→ Required task
Look at the data below and print exactly the lines from its first line through the line with "(0,0) rectangle (1128,694);"; the pictures stay out of the copy.

→ Data
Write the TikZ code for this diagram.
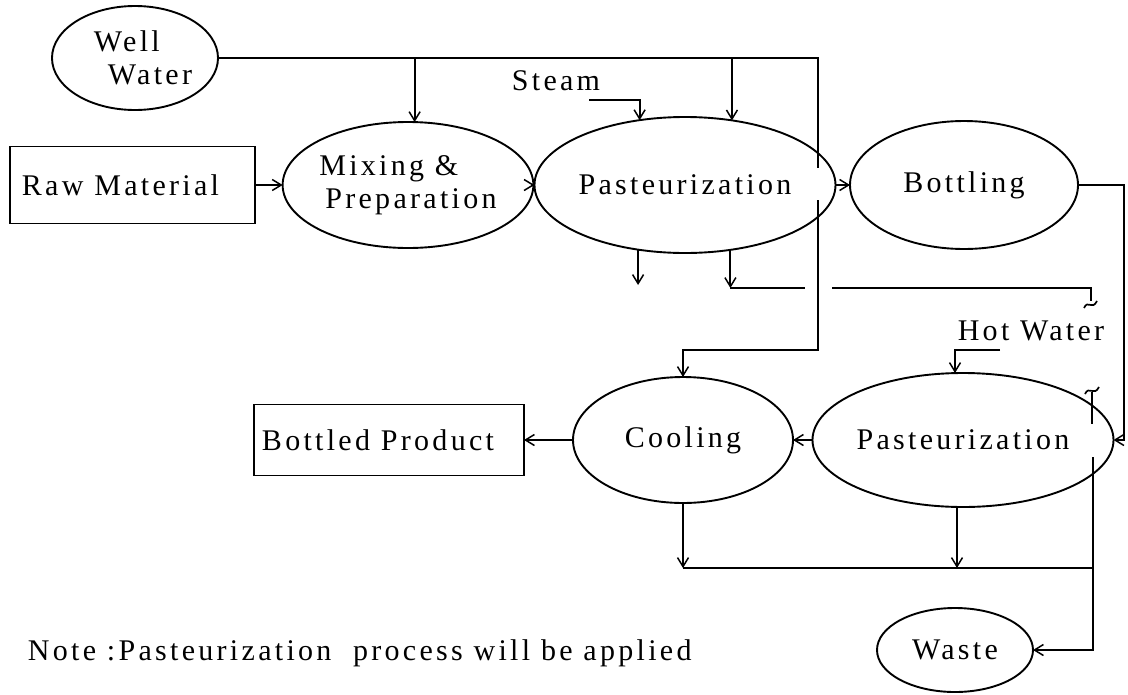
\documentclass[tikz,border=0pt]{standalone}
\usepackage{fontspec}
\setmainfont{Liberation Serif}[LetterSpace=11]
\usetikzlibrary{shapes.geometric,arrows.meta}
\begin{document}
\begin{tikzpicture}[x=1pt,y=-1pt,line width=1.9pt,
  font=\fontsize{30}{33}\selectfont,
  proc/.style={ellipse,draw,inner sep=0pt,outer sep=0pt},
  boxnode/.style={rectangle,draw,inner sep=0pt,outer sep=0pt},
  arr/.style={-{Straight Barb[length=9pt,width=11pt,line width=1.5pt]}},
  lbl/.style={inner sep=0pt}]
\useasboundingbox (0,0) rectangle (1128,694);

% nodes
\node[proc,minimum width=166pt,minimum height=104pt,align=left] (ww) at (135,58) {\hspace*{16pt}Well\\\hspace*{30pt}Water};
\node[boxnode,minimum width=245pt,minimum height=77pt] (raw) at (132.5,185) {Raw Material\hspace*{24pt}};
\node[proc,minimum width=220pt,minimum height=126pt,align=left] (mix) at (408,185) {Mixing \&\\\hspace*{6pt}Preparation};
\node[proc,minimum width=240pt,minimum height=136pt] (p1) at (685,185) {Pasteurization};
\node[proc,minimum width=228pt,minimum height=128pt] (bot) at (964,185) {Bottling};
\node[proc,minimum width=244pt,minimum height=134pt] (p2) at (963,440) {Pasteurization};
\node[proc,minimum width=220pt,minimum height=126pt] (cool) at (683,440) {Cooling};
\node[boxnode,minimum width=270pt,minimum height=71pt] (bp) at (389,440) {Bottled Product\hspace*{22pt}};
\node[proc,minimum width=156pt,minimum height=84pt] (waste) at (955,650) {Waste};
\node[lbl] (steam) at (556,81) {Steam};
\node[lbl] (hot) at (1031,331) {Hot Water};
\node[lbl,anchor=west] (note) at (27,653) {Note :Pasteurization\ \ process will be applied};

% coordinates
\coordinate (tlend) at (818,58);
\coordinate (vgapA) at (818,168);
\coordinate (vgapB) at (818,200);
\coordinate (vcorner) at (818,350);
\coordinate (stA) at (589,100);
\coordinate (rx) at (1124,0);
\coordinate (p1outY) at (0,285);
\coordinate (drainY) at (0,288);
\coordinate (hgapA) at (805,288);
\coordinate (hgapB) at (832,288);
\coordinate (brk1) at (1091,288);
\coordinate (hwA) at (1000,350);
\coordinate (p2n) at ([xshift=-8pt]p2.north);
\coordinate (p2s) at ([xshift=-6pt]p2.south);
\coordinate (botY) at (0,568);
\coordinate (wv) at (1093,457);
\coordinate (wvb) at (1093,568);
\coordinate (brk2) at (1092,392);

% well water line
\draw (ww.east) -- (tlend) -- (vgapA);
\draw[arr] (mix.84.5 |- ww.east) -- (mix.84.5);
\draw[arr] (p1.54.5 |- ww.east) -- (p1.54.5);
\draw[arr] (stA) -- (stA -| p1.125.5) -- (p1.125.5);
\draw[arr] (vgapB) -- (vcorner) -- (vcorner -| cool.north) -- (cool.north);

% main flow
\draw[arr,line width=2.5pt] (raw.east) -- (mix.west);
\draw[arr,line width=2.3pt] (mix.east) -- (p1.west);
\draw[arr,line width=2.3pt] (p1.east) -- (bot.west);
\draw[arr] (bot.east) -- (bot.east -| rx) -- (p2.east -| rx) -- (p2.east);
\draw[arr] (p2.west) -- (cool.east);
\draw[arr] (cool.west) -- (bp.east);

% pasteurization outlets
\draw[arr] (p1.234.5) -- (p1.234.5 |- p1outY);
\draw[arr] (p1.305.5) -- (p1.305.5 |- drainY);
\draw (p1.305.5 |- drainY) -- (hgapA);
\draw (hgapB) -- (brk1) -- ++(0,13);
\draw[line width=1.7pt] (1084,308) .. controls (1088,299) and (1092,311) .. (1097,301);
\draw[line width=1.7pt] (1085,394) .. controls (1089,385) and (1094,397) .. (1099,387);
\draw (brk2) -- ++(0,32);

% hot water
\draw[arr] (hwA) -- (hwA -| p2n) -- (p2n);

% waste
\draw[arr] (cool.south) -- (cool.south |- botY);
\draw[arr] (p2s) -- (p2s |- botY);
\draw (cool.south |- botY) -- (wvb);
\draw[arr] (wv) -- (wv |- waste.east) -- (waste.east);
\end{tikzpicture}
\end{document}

→ Solved exercise
Write the TikZ code for this diagram.
\documentclass[tikz,border=0pt]{standalone}
\usepackage{fontspec}
\setmainfont{Liberation Serif}[LetterSpace=11]
\usetikzlibrary{shapes.geometric,arrows.meta}
\begin{document}
\begin{tikzpicture}[x=1pt,y=-1pt,line width=1.9pt,
  font=\fontsize{30}{33}\selectfont,
  proc/.style={ellipse,draw,inner sep=0pt,outer sep=0pt},
  boxnode/.style={rectangle,draw,inner sep=0pt,outer sep=0pt},
  arr/.style={-{Straight Barb[length=9pt,width=11pt,line width=1.5pt]}},
  lbl/.style={inner sep=0pt}]
\useasboundingbox (0,0) rectangle (1128,694);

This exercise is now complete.